Nel brano parli di un sistema “truccato” che premia il caso e l’opportunismo. Nel rap game, quanto è difficile mantenere la propria autenticità e integrità?
È difficilissimo. Quando sai che potresti piacere di più cambiando tono, immagine o messaggio, la tentazione c’è. Ma io ho scelto un’altra strada: quella dove magari arrivi più lentamente, ma arrivi intero. Non sono un personaggio, sono una persona. Chi mi segue lo sa, e mi ascolta per questo.

Quanto credi sia importante oggi, per un artista emergente, avere una voce critica e scomoda come la tua?
Guarda, ti dico la verità: non mi sento un artista emergente. È una definizione che mi sta antipatica da anni. Ho scritto, suonato, lottato e portato il mio messaggio ovunque, con coerenza e impegno. Credo che la definizione che mi rappresenta di più oggi sia quella di “artista esperiente” – uno che ha dato tanto alla scena rap nazionale, che ha ottenuto rispetto, riconoscenza e anche un certo tipo di successo.
Detto questo, credo che avere una voce scomoda sia importante a prescindere dall’età o dal momento della carriera. Se vuoi solo intrattenere, ci sta. Ma se vuoi lasciare un segno, devi anche avere il coraggio di dire cose che non tutti vogliono sentire.

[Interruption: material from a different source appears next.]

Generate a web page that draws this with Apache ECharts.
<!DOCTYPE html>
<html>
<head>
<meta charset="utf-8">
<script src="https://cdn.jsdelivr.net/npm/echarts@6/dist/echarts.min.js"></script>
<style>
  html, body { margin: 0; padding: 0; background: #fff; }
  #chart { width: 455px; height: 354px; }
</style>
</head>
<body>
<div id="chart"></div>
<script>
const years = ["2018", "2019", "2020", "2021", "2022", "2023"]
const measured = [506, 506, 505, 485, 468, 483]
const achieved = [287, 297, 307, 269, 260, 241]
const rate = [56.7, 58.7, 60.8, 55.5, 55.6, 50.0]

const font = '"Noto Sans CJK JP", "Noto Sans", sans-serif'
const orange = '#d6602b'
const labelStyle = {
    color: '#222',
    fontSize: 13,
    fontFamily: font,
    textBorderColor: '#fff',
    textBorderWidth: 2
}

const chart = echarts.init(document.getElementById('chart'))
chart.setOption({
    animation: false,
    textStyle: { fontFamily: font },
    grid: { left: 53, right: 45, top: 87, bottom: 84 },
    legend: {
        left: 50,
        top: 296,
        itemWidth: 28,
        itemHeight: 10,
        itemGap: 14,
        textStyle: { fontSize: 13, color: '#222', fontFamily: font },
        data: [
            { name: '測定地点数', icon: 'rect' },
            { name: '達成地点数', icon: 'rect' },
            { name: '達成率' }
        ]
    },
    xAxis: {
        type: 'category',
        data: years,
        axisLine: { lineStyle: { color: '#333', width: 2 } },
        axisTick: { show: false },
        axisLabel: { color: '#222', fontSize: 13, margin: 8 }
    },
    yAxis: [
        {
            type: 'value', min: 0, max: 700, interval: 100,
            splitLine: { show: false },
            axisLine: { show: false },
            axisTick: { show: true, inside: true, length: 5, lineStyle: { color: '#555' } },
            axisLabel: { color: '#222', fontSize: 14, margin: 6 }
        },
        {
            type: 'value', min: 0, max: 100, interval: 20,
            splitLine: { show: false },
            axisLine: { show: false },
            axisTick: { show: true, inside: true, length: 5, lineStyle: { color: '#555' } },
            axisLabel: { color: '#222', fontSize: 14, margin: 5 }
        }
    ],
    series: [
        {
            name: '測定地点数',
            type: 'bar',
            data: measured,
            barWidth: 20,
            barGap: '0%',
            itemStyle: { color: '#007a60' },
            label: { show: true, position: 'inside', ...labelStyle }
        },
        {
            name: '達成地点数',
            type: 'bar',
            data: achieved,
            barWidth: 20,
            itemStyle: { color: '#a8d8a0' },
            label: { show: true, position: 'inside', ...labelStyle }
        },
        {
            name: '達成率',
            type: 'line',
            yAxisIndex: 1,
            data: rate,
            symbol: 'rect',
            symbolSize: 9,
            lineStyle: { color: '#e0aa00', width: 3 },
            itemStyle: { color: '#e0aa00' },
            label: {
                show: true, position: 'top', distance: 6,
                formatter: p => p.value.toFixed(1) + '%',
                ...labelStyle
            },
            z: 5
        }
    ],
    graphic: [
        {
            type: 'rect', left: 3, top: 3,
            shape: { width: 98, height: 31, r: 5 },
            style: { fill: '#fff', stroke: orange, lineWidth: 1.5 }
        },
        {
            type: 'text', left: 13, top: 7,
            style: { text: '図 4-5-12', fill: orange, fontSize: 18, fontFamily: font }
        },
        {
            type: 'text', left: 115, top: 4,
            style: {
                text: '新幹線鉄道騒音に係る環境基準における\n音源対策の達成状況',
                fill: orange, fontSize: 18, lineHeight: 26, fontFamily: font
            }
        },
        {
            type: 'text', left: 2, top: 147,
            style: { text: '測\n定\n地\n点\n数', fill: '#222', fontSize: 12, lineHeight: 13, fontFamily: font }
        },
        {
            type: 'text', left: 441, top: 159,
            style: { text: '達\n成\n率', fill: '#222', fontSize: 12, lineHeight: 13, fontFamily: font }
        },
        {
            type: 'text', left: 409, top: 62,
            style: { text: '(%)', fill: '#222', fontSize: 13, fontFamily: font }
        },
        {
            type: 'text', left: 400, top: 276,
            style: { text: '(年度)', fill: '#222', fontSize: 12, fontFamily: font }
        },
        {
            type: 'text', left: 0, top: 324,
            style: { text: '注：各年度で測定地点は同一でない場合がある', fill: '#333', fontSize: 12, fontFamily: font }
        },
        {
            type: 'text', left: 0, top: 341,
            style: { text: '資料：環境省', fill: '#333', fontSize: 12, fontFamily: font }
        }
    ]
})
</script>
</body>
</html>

Io sono soddisfatto del mio percorso proprio perché non ho mai avuto paura di essere scomodo. E questo, alla lunga, paga. In credibilità, se non altro.
Nonostante tutte le difficoltà che racconti in “+ Culo”, cosa ti dà la forza e la motivazione per continuare a fare rap?
La gente vera. Quelli che mi scrivono dopo un brano e mi dicono “era proprio quello che pensavo”. Quelli che ridono, riflettono, si sentono meno soli. E poi c’è anche una parte più personale: il rap mi ha salvato tante volte. È la mia terapia, la mia arma, il mio specchio. E ogni volta che salgo su un palco, o premo “send” su una nuova traccia, so che ne vale ancora la pena.